Отражение настроений рядового чиновничества я встретил в разговоре с одним из старших бухгалтеров Государственного банка Николаем Ивановичем Неудачиным. Это был человек, достигший своего сравнительно высокого положения исключительно личным трудом. Он был сыном бедного сельского дьячка Черниговской губернии. Сумел окончить реальное училище, с юных лет давая уроки за гроши, потом начал службу в местном казначействе на самых скромных должностях и упорным трудом и безукоризненной честностью добился солидного положения старшего бухгалтера в центральном управлении Государственного банка в Петербурге. Он не был связан ни с капиталом, ни с промышленностью, подобно многим бухгалтерам частных банков, он был правительственный чиновник и вероятно мог бы быть использован и оценен по заслугам и большевиками. Однако привычные представления о строении государственных порядков не позволяли ему примириться с огульной ломкой привычного ему старого, а конструктивной работы в этой ломке он разобрать не умел. Как и многие другие скромные чиновники, Неудачин не хотел работать с большевиками.

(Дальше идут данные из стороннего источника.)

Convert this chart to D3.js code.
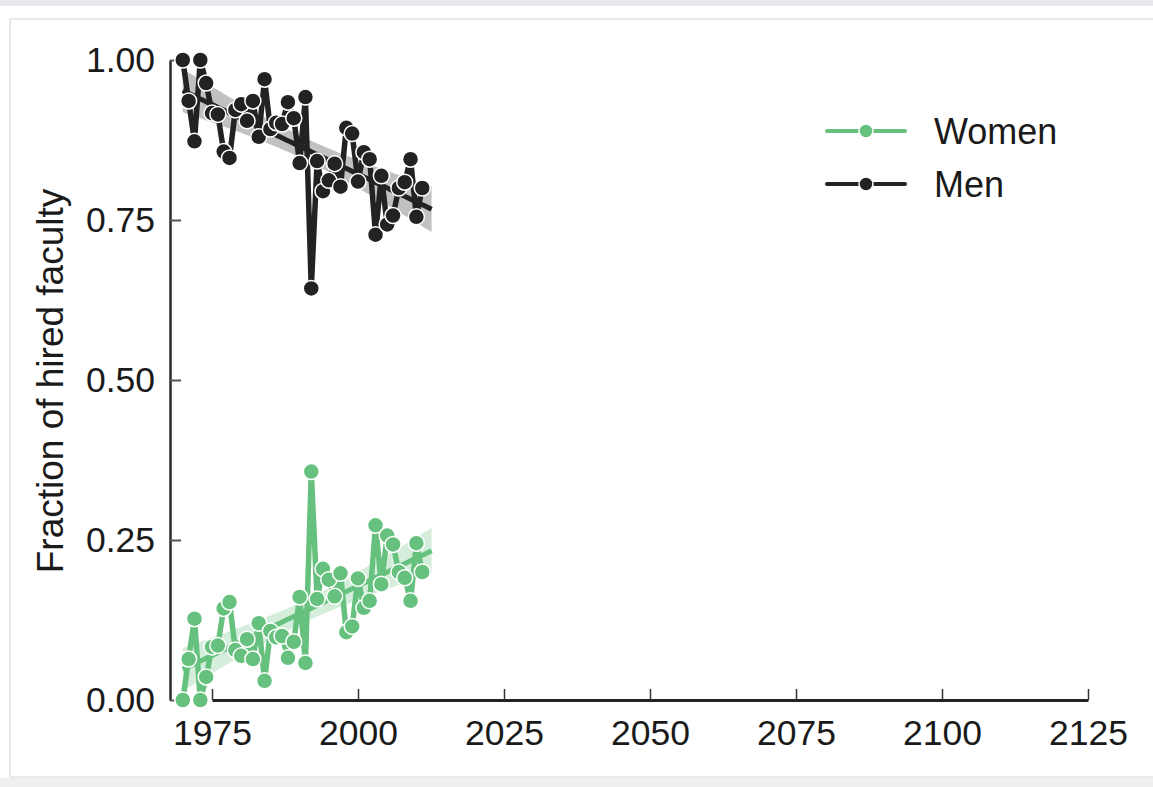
<!DOCTYPE html>
<html>
<head>
<meta charset="utf-8">
<script src="https://cdn.jsdelivr.net/npm/d3@7"></script>
<style>
  html, body { margin: 0; padding: 0; background: #fff; }
  svg { display: block; font-family: "Liberation Sans", Arial, Helvetica, sans-serif; }
</style>
</head>
<body>
<svg id="chart" width="1153" height="787"></svg>
<script>
// ---- data ----
const years = d3.range(1970, 2012);
const women = [0.0, 0.064, 0.127, 0.0, 0.036, 0.083, 0.085, 0.143, 0.153, 0.078,
  0.069, 0.095, 0.064, 0.12, 0.03, 0.108, 0.098, 0.1, 0.066, 0.091,
  0.161, 0.058, 0.357, 0.158, 0.205, 0.188, 0.162, 0.198, 0.106, 0.115,
  0.19, 0.144, 0.155, 0.273, 0.181, 0.257, 0.243, 0.2, 0.191, 0.155,
  0.245, 0.2];
const men = [1.0, 0.936, 0.873, 1.0, 0.964, 0.917, 0.915, 0.857, 0.847, 0.922,
  0.931, 0.905, 0.936, 0.88, 0.97, 0.892, 0.902, 0.9, 0.934, 0.909,
  0.839, 0.942, 0.643, 0.842, 0.795, 0.812, 0.838, 0.802, 0.894, 0.885,
  0.81, 0.856, 0.845, 0.727, 0.819, 0.743, 0.757, 0.8, 0.809, 0.845,
  0.755, 0.8];
const xTicks = [1975, 2000, 2025, 2050, 2075, 2100, 2125];
const yTicks = [0, 0.25, 0.5, 0.75, 1.0];
const seriesNames = ["Women", "Men"];
const seriesColors = ["#66c17e", "#222222"];
const regExtent = [1970, 2012.6];
const yLabel = "Fraction of hired faculty";

// ---- layout ----
const svg = d3.select("#chart");
const W = 1153, H = 787;

// screenshot frame
svg.append("rect").attr("x", 0).attr("y", 0).attr("width", W).attr("height", 6).attr("fill", "#e7e9ed");
svg.append("rect").attr("x", 10).attr("y", 19).attr("width", W).attr("height", 758)
  .attr("fill", "none").attr("stroke", "#e2e2e2").attr("stroke-width", 1.5);
svg.append("rect").attr("x", 0).attr("y", 778).attr("width", W).attr("height", 9).attr("fill", "#efefef");

const x = d3.scaleLinear().domain([1975, 2125]).range([212, 1088]);
const y = d3.scaleLinear().domain([0, 1]).range([700, 60]);

const fontSize = 35.5;

// y axis
const gy = svg.append("g").attr("transform", `translate(170,0)`)
  .call(d3.axisLeft(y).tickValues(yTicks).tickFormat(d3.format(".2f"))
    .tickSizeInner(-11).tickSizeOuter(0).tickPadding(15));
gy.select(".domain").attr("stroke", "#2a2a2a").attr("stroke-width", 2.5);
gy.selectAll(".tick line").attr("stroke", "#555").attr("stroke-width", 2);
gy.selectAll(".tick text").attr("font-size", fontSize).attr("fill", "#1a1a1a")
  .attr("font-family", "Liberation Sans, Arial, sans-serif");

// x axis
const gx = svg.append("g").attr("transform", `translate(0,700)`)
  .call(d3.axisBottom(x).tickValues(xTicks).tickFormat(d3.format("d"))
    .tickSizeInner(-11).tickSizeOuter(0).tickPadding(20));
gx.select(".domain").attr("stroke", "#222").attr("stroke-width", 3);
gx.selectAll(".tick line").attr("stroke", "#333").attr("stroke-width", 1.5);
gx.selectAll(".tick text").attr("font-size", fontSize).attr("fill", "#1a1a1a")
  .attr("font-family", "Liberation Sans, Arial, sans-serif");

// y label
svg.append("text")
  .attr("transform", "translate(63,381) rotate(-90)")
  .attr("text-anchor", "middle")
  .attr("font-size", 37)
  .attr("fill", "#1a1a1a")
  .text(yLabel);

// ---- regression (OLS + 95% CI of mean) ----
function regress(xs, ys) {
  const n = xs.length;
  const mx = d3.mean(xs), my = d3.mean(ys);
  let sxx = 0, sxy = 0;
  for (let i = 0; i < n; i++) { sxx += (xs[i] - mx) ** 2; sxy += (xs[i] - mx) * (ys[i] - my); }
  const b = sxy / sxx, a = my - b * mx;
  let sse = 0;
  for (let i = 0; i < n; i++) sse += (ys[i] - (a + b * xs[i])) ** 2;
  const s = Math.sqrt(sse / (n - 2));
  const t = 2.02;
  const grid = d3.range(0, 101).map(k => regExtent[0] + (regExtent[1] - regExtent[0]) * k / 100);
  return grid.map(g => {
    const fit = a + b * g;
    const se = s * Math.sqrt(1 / n + (g - mx) ** 2 / sxx);
    return { x: g, fit, lo: fit - t * se, hi: fit + t * se };
  });
}

const allSeries = [women, men];
const area = d3.area().x(d => x(d.x)).y0(d => y(d.lo)).y1(d => y(d.hi));
const fitLine = d3.line().x(d => x(d.x)).y(d => y(d.fit));
const dataLine = d3.line().x(d => x(d[0])).y(d => y(d[1]));

allSeries.forEach((vals, si) => {
  const col = seriesColors[si];
  const reg = regress(years, vals);
  const g = svg.append("g");
  g.append("path").datum(reg).attr("d", area).attr("fill", col).attr("fill-opacity", 0.28);
  g.append("path").datum(reg).attr("d", fitLine).attr("fill", "none")
    .attr("stroke", col).attr("stroke-width", 5);
  const pts = years.map((yr, i) => [yr, vals[i]]);
  g.append("path").datum(pts).attr("d", dataLine).attr("fill", "none")
    .attr("stroke", col).attr("stroke-width", 5.5).attr("stroke-linejoin", "round");
  g.selectAll("circle").data(pts).join("circle")
    .attr("cx", d => x(d[0])).attr("cy", d => y(d[1])).attr("r", 8)
    .attr("fill", col).attr("stroke", "#fff").attr("stroke-width", 1.5);
});

// ---- legend ----
const leg = svg.append("g");
seriesNames.forEach((name, i) => {
  const ly = 131 + i * 53;
  leg.append("line").attr("x1", 827).attr("x2", 905).attr("y1", ly).attr("y2", ly)
    .attr("stroke", seriesColors[i]).attr("stroke-width", 4).attr("stroke-linecap", "round");
  leg.append("circle").attr("cx", 866).attr("cy", ly).attr("r", 7)
    .attr("fill", seriesColors[i]).attr("stroke", "#fff").attr("stroke-width", 1.5);
  leg.append("text").attr("x", 934).attr("y", ly + 13).attr("font-size", 36)
    .attr("fill", "#1a1a1a").text(name);
});
</script>
</body>
</html>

В чиновничестве контрреволюционность проявлялась в своего рода забастовочном настроении, те же настроения сказывались и в среде рядового офицерства, но там, под влиянием тяжелых испытаний в столкновениях с солдатской массой, пробуждалось чувство самосохранения, которое толкало офицеров к активной контрреволюции.
Между тем в 1918 году острота отношений между солдатами и офицерами как будто спала, и для рядового офицерства открылись возможности службы в Красной армии, применяясь к новым условиям жизни.
Мне пришлось вести по этому поводу разговор с начальником Академии Генерального штаба полковником Андогским[151]
.Я зашел к нему с тем, чтобы попытаться найти работу в Академии в качестве руководителя тактических занятий, а может быть даже и лектора по вопросу об использовании людского запаса в стране во время Первой мировой войны, вопроса, который я довольно основательно изучил.
Андогский находился как бы на перепутье: он никак не мог решить, имеет ли смысл продолжать работу при большевиках или нужно бросить ее и искать… но чего искать, он сам не знал.
Я откровенно высказал ему свое мнение: нам приходится считаться с обстановкой, ничего сразу изменить мы не в состоянии, – в то время сведения о разгоравшейся на Юге России Гражданской войне до нас не доходили, – надо служить не тому или иному правительству, а Родине, и не может же быть, чтобы старательная и дельная работа не принесла бы пользы и не была бы оценена.
Я был не столько убежден в том, что говорил, сколько старался убедить самого себя в необходимости стать на такую точку зрения. Таковы были, вероятно, и настроения Андогского. Он вскоре предпринял перевозку Академии из Петрограда и сам перебросился в лагерь Колчака. Насколько мне известно, он и там продолжал колебаться и в Белом движении никакой заметной роли не сыграл.
Андогский был первым и единственным начальником Академии Генерального штаба, занявшим этот пост на основании закона Временного правительства, устанавливавшего избрание начальника Академии всеми офицерами Генерального штаба. Летом 1917 года выдвинуты были две кандидатуры: полковника Андогского и генерала Головина. Для меня не совсем понятно предпочтение, оказанное Андогскому, в моих глазах для избрания Головина было гораздо больше оснований.
Получить работу в Академии мне так и не удалось. Хотя у меня в то время еще сохранились некоторые суммы на текущем счету в одном из продолжавших функционировать частных банков, я продолжал поиски работы, так как при быстром росте цен на продукты питания моих денежных запасов могло хватить в лучшем случае на год.
Я решил использовать мою вторую специальность – сельскохозяйственные познания. Направился в Комиссариат земледелия. Не помню, кто стоял во главе его в то время. Я добился приема у этого лица и предложил свои услуги, рекомендуясь опытным сельским хозяином. Никакого определенного ответа я не получил. Мне было сказано, что меня используют, если встретится необходимость. На меня произвело впечатление, что в мою опытность сельского хозяина не верят, а видят во мне лишь былого собственника-помещика.
Наткнулся я на предложение принять участие в работе «Торгово-промышленной трудовой артели».
Предложение это исходило от молодого еврея Шафира, чиновника военного времени интендантства, смышленого и оборотистого парня, который почему-то оказался одним из моих сотрудников, когда я заправлял пропагандой Государственной думы. Шафир был сыном единственного еврея, служившего одно время в Сенате, и любил рассказывать о том, что его отец удостоился личной резолюции Александра III на разработанном им докладе. Царь одобрил доклад по существу, но, увидав на нем подпись «Шафир», поставил резолюцию: «Убрать жида из Сената».